ZABALA DE
LA SERNA
@zabaladelaserna
Sabía del delicado estado de salud de Juan Silveti
desde hacía mucho tiempo. Y, sin embargo, su muerte me ha sorprendido fuera de
juego. Los recuerdos de Juan se agolpan en mi memoria. Fui afortunado por tener
un trato tan cercano. Sólo oírle hablar de toros resultaba un privilegio. Pero
como todos los grandes sus relatos se alejaban de la egolatría. Rara vez se
situaba en el centro del cuento. El hijo del Tigre de Guanajuato, aquel héroe
de las treinta y dos cornadas, cuatro balazos y dos puñaladas, el mexicano
bravo que bautizó a su colt con nombre de mujer -"Genoveva"-, encarnó
la finura en los ruedos españoles de la década de los 50. Madrid y Sevilla
fueron testigos de la grandeza de su orfebrería.

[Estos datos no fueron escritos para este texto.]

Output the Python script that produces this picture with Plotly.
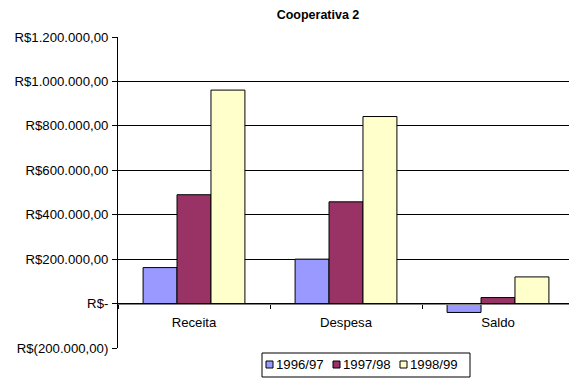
import plotly.graph_objects as go

categories = ["Receita", "Despesa", "Saldo"]
series_names = ["1996/97", "1997/98", "1998/99"]
v_1996 = [162000, 200000, -40000]
v_1997 = [490000, 458000, 27000]
v_1998 = [961000, 842000, 120000]
colors = ["#9999FF", "#993366", "#FFFFCC"]

tick_vals = [-200000, 0, 200000, 400000, 600000, 800000, 1000000, 1200000]
tick_text = ["R$(200.000,00)", "R$-", "R$200.000,00", "R$400.000,00",
             "R$600.000,00", "R$800.000,00", "R$1.000.000,00", "R$1.200.000,00"]

font = "Liberation Sans, Arial, sans-serif"
FS = 13.2
W, H = 569, 380
ML, MR, MT, MB = 118, 0, 37, 32
PW, PH = W - ML - MR, H - MT - MB


def px(x):
    return (x - ML) / PW


def py(y):
    return (H - MB - y) / PH


fig = go.Figure()
for name, vals, c in zip(series_names, [v_1996, v_1997, v_1998], colors):
    fig.add_trace(go.Bar(x=categories, y=vals, name=name, showlegend=False,
                         marker=dict(color=c, line=dict(color="black", width=1))))

# manual compact legend (Excel style)
shapes = [dict(type="rect", xref="paper", yref="paper", x0=px(262), x1=px(470),
               y0=py(353), y1=py(377), line=dict(color="black", width=1),
               fillcolor="white", layer="above")]
annotations = []
mx = [266, 333, 400]
for name, c, x in zip(series_names, colors, mx):
    shapes.append(dict(type="rect", xref="paper", yref="paper", x0=px(x), x1=px(x + 7),
                       y0=py(361), y1=py(368), line=dict(color="black", width=1),
                       fillcolor=c, layer="above"))
    annotations.append(dict(text=name, xref="paper", yref="paper", x=px(x + 8),
                            y=py(365), xanchor="left", yanchor="middle", showarrow=False,
                            font=dict(size=FS, family=font, color="black")))

ymin, ymax = -200000, 1200000
fig.update_layout(
    width=W, height=H,
    margin=dict(l=ML, r=MR, t=MT, b=MB),
    paper_bgcolor="white", plot_bgcolor="white",
    font=dict(family=font, size=FS, color="black"),
    title=dict(text="<b>Cooperativa 2</b>", x=318 / W, xanchor="center",
               y=1 - 15 / H, yanchor="middle", font=dict(size=12.5, family=font)),
    barmode="group", bargap=0.33, bargroupgap=0,
    showlegend=False,
    shapes=shapes, annotations=annotations,
    xaxis=dict(type="category", range=[-0.5, 2.5 - 5 / 152], anchor="free",
               position=(0 - ymin) / (ymax - ymin), showline=True, linecolor="#808080",
               linewidth=1, ticks="outside", tickson="boundaries", ticklen=4,
               tickcolor="black", showgrid=False, zeroline=False,
               ticklabelstandoff=7, tickfont=dict(size=FS, family=font)),
    yaxis=dict(range=[ymin, ymax], tickvals=tick_vals, ticktext=tick_text,
               showline=True, linecolor="black", linewidth=1, ticks="outside",
               ticklen=5, tickcolor="black", showgrid=True, gridcolor="black",
               gridwidth=1, zeroline=False, ticklabelstandoff=1,
               tickfont=dict(size=FS, family=font)),
)
fig.write_html("out.html")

Forjamos la amistad vía Joaquín Almero durante el
tiempo que apoderó a Alejandro Amaya. Vimos a su hijo David en su última tarde
en la Monumental del D.F. y le esperamos emocionados en el hall del hotel
Camino Real para jalearle su gloria. Pero el Rey David nunca bajó de la
habitación. Como una premonición del adiós decidido por su propia mano. Nunca
me faltó de Juan la llamada de agradecimiento tras las crónicas a su nieto
Diego.
Hace relativamente poco tiempo, en verano
probablemente, Alejandro Silveti me telefoneó con cariño porque cité su péndulo
en televisión. Ya ves. El señorío como sello inconfundible de la casa.
De Juan Silveti, el Tigrillo que fue mucho más que
el hijo del Tigre, no olvidaré muchas líneas de vida ni aquella de una mañanita
mexicana en la que trazó una frontera entre ser mito y figura en el toreo,
porque no es lo mismo. "Ser mito es mucho más chingón. Conlleva más
privilegios y menos responsabilidades", me aclaró. Y lo decía él, que ha
sido mito y figura más allá de la leyenda de su dinastía.